--- start SUPPLIED RECORDS ---

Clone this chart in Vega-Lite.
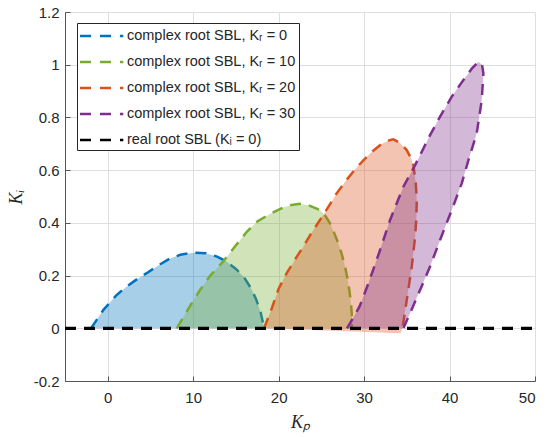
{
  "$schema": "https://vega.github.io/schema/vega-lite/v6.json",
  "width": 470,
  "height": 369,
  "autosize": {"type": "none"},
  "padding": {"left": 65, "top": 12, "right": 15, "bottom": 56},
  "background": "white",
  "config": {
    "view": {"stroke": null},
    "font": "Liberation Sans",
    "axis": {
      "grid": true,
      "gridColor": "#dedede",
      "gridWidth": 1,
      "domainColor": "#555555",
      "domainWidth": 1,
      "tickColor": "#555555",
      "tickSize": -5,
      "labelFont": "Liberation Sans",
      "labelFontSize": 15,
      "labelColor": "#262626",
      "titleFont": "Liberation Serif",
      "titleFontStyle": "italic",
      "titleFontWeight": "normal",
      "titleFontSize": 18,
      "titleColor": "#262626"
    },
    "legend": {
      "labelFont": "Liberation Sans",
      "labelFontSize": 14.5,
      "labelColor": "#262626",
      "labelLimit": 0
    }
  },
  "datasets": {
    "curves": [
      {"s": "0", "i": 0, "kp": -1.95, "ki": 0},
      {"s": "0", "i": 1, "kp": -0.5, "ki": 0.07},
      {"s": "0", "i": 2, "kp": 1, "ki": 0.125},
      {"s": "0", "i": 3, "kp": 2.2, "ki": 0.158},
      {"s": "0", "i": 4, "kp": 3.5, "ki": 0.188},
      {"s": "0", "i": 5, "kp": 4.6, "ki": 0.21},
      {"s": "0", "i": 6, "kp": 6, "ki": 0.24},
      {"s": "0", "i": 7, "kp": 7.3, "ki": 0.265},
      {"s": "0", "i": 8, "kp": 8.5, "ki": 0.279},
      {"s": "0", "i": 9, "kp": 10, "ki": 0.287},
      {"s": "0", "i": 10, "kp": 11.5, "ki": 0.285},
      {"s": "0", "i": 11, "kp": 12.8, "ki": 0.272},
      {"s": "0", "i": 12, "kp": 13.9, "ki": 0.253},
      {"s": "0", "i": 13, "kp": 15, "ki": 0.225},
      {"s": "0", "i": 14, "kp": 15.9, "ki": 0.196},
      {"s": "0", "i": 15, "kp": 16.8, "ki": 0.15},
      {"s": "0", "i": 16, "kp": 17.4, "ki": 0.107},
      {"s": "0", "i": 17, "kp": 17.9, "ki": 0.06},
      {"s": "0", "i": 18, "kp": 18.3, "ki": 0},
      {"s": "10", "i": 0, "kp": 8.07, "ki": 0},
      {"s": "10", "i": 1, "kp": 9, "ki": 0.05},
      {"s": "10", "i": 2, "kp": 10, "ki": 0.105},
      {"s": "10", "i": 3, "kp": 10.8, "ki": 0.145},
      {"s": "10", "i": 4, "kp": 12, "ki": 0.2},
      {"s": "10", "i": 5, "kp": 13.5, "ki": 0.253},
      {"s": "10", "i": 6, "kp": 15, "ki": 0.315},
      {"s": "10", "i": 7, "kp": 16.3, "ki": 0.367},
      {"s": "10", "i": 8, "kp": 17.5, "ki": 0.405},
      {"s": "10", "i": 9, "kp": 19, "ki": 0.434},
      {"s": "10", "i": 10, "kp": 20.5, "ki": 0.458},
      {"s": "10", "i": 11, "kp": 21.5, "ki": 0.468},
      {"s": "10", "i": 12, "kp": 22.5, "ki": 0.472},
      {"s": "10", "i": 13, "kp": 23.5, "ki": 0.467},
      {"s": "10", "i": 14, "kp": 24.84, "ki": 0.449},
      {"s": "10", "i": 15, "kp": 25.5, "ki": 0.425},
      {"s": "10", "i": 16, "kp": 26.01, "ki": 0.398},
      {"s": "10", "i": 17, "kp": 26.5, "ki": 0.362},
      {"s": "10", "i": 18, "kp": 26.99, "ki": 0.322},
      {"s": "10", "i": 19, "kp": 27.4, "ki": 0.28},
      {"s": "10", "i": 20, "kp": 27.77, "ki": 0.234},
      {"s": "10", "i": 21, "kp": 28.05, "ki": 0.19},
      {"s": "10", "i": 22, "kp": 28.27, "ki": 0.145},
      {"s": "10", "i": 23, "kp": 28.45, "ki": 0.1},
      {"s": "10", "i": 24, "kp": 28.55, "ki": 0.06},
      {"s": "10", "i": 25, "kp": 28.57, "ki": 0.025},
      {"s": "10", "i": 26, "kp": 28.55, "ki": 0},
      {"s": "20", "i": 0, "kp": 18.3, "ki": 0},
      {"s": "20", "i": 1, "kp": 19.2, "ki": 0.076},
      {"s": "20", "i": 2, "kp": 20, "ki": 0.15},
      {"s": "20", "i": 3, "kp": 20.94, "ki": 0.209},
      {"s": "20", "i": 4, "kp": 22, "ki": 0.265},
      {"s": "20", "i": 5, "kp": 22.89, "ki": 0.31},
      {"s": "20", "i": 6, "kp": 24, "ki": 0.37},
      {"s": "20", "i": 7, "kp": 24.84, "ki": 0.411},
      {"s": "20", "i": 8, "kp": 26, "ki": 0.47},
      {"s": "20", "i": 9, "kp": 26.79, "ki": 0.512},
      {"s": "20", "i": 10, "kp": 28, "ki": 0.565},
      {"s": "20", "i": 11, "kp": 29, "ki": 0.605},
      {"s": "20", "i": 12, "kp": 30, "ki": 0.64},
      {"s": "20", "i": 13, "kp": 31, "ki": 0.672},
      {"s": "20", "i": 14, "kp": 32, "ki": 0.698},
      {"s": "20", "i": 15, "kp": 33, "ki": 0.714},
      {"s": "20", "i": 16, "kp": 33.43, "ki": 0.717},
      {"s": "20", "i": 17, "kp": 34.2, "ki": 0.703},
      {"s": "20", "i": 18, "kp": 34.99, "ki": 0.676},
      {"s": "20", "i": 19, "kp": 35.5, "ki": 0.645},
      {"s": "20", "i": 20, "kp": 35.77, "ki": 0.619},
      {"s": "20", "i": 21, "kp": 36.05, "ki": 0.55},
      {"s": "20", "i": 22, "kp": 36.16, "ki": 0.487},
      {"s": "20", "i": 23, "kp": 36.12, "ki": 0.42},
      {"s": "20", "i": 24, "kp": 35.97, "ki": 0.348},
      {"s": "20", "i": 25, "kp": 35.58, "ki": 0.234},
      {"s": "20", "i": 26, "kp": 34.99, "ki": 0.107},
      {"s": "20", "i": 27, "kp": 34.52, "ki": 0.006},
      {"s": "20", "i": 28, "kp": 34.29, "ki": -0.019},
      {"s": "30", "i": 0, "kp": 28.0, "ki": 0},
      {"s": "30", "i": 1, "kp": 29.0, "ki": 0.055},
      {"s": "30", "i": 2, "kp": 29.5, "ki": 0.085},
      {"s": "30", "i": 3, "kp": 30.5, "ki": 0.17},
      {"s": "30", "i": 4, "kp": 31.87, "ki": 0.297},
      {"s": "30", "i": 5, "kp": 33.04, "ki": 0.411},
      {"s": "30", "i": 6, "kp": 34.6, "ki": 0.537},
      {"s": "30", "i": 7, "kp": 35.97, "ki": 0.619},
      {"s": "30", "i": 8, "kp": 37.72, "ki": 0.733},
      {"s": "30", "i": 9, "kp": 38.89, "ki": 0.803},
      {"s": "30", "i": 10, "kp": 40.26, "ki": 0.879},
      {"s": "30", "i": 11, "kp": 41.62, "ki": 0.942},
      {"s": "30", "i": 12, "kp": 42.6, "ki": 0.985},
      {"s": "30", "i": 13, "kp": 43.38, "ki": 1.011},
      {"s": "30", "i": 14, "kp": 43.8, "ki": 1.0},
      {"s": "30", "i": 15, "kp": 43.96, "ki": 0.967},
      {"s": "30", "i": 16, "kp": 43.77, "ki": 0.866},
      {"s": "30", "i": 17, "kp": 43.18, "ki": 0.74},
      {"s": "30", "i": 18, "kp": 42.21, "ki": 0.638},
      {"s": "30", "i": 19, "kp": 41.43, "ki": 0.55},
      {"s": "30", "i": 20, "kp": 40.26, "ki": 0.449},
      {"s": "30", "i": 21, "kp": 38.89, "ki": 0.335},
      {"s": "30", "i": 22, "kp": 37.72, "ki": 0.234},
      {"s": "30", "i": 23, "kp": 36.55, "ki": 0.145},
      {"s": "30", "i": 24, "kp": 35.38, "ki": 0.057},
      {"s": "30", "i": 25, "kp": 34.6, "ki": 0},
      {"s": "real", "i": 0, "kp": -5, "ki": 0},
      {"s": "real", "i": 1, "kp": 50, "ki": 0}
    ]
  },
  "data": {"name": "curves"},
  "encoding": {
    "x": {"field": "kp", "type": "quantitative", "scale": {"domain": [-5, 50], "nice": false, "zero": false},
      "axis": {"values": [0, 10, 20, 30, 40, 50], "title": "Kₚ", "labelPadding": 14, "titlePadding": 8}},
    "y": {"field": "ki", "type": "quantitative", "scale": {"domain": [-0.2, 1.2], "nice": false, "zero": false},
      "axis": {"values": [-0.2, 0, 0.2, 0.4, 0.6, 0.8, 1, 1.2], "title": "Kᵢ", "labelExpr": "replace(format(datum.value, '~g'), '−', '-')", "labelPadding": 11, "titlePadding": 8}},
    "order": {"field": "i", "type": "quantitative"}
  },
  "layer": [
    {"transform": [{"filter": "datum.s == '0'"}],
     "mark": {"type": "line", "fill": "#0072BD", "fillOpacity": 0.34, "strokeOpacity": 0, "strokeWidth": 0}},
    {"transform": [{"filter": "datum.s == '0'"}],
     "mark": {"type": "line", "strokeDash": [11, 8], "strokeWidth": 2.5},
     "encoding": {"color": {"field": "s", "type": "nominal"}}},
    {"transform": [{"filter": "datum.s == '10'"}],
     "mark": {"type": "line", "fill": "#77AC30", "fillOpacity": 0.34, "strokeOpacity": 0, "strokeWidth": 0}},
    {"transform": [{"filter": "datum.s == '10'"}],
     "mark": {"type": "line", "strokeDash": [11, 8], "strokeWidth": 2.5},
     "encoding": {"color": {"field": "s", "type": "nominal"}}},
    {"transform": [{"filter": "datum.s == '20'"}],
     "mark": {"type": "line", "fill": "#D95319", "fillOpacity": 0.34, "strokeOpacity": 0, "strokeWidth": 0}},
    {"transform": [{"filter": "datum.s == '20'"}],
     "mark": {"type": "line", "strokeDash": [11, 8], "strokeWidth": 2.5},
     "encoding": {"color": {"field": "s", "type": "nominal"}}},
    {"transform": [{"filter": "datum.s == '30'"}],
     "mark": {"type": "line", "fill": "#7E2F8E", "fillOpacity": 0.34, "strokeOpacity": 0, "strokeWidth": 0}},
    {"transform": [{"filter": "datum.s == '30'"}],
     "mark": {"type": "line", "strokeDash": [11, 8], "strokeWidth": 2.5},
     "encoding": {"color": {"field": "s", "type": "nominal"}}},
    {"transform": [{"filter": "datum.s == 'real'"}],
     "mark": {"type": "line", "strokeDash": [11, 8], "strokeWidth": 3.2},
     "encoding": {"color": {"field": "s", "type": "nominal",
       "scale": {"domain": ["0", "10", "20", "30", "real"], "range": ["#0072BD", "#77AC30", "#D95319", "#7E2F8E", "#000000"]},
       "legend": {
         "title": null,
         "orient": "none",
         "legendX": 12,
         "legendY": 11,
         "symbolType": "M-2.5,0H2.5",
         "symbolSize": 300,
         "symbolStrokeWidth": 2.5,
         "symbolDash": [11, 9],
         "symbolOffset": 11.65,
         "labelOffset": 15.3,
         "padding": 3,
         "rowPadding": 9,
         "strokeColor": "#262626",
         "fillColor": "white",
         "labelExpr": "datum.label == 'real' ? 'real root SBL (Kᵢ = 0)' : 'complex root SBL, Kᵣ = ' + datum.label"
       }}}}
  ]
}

--- end SUPPLIED RECORDS ---
--- start SUPPLIED RECORDS ---

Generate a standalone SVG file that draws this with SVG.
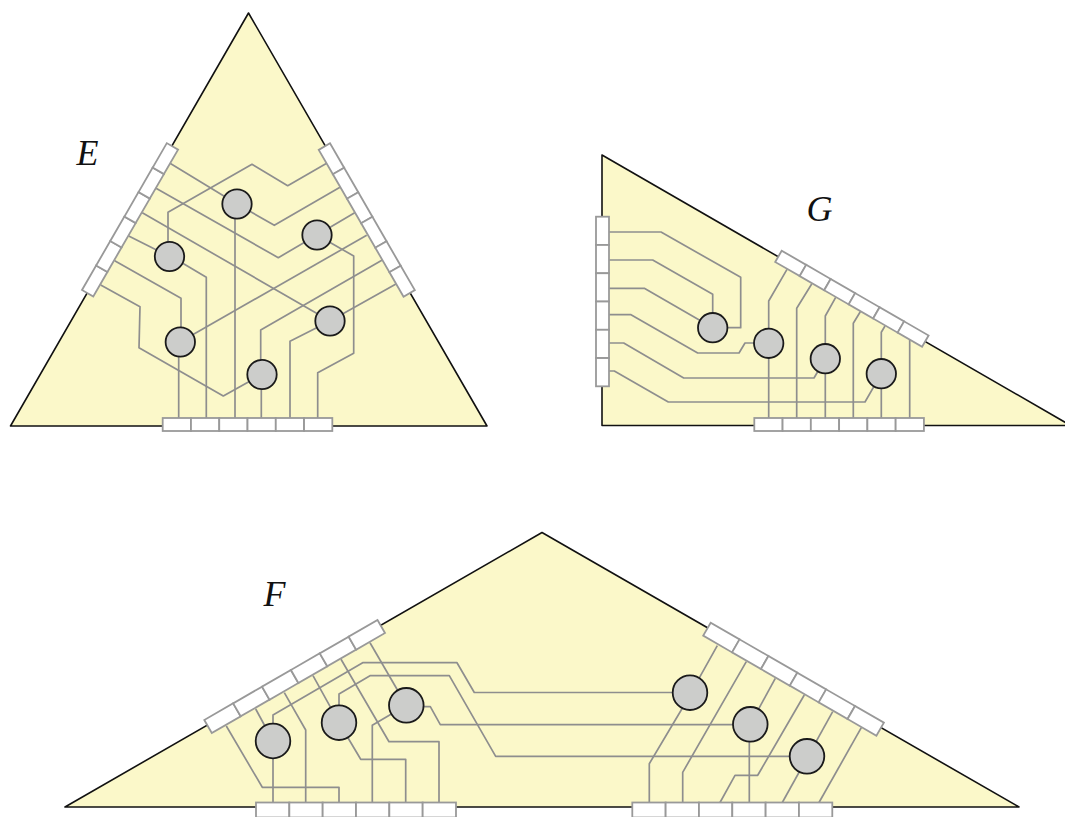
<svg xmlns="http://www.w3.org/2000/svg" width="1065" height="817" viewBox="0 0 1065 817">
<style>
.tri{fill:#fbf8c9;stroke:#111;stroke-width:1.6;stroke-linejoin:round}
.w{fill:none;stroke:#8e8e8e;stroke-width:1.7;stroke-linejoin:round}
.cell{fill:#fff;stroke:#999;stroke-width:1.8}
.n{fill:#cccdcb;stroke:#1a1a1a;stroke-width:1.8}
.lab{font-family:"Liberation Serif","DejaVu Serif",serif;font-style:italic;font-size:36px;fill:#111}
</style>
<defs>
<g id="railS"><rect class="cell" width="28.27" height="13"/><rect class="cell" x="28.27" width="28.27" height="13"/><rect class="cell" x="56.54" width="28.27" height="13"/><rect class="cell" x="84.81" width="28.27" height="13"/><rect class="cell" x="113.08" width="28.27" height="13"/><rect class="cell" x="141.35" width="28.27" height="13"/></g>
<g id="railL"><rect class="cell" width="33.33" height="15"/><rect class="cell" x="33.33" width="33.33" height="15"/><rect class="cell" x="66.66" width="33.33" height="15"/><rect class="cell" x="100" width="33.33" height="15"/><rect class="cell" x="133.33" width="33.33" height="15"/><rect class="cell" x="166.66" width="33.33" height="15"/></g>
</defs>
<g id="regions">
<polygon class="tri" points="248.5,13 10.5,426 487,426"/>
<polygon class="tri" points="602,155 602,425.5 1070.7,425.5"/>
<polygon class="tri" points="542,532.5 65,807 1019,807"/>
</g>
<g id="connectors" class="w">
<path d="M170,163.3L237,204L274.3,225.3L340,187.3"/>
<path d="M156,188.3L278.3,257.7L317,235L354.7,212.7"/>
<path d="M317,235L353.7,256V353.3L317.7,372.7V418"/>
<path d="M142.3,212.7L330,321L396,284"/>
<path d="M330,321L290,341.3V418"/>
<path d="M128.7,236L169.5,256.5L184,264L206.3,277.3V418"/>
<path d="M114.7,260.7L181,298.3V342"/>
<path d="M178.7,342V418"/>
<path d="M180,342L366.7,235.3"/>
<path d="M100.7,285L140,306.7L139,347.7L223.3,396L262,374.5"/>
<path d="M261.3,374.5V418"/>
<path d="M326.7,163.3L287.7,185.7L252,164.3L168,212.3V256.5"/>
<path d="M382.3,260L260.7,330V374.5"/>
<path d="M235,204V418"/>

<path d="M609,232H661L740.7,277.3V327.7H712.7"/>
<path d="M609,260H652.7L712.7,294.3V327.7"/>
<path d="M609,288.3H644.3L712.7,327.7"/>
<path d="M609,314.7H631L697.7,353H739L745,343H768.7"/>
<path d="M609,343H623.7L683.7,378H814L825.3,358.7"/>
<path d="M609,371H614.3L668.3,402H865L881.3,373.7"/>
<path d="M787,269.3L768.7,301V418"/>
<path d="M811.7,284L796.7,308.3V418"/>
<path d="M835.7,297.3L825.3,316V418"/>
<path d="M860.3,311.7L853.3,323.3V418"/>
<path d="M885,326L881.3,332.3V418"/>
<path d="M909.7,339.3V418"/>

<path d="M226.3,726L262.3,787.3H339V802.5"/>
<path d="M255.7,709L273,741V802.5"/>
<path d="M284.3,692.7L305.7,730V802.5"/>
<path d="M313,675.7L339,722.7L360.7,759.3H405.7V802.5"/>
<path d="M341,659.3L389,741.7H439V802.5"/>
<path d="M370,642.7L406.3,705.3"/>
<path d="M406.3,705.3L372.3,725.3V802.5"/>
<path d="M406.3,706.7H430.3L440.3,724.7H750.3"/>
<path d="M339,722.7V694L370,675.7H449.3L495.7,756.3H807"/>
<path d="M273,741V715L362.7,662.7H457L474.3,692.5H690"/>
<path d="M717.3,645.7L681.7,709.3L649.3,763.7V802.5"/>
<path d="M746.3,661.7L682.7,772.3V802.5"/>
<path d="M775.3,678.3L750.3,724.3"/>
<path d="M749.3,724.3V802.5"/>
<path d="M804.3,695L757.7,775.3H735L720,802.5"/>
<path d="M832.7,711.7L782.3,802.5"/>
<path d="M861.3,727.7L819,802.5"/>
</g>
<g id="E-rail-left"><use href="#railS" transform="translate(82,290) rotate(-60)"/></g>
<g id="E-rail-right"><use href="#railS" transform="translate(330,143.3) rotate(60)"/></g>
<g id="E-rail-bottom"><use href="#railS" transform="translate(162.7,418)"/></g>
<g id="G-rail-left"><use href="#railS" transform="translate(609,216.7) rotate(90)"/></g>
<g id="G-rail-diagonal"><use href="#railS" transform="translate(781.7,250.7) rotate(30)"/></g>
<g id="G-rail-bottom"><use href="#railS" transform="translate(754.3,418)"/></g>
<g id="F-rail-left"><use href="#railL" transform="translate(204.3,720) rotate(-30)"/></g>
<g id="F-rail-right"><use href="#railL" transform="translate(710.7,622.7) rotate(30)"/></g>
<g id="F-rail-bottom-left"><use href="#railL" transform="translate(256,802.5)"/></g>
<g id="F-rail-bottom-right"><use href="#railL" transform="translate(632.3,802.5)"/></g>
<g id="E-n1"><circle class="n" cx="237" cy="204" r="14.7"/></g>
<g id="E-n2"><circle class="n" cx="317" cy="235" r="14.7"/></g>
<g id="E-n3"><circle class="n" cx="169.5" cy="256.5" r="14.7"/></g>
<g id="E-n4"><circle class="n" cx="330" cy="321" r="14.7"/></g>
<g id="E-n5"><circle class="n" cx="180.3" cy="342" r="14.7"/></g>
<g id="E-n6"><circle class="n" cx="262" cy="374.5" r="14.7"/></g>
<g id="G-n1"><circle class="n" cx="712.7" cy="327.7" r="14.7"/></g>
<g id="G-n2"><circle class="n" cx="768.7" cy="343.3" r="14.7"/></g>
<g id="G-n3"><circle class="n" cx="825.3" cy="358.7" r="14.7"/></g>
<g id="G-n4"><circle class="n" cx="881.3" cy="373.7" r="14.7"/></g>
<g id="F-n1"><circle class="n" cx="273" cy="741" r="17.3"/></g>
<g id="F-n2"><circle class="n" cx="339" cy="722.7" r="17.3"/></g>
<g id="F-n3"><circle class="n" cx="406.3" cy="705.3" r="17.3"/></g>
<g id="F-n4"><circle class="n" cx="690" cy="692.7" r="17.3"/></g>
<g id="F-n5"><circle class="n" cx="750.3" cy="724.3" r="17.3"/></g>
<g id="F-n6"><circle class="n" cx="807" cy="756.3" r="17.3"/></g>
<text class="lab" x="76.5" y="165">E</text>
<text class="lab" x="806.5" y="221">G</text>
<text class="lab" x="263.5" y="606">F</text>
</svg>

--- end SUPPLIED RECORDS ---
--- start SUPPLIED RECORDS ---

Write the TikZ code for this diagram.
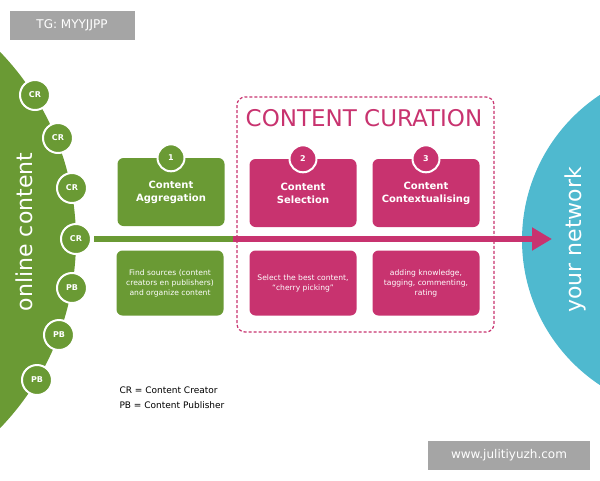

--- end SUPPLIED RECORDS ---

**REQUIREMENT**
Find each line that has the word "this", then copy it out.

**ANSWER BELOW**
Clone this chart in Vega-Lite.
Generate a standalone SVG file that draws this with SVG.
Write the TikZ code for this diagram.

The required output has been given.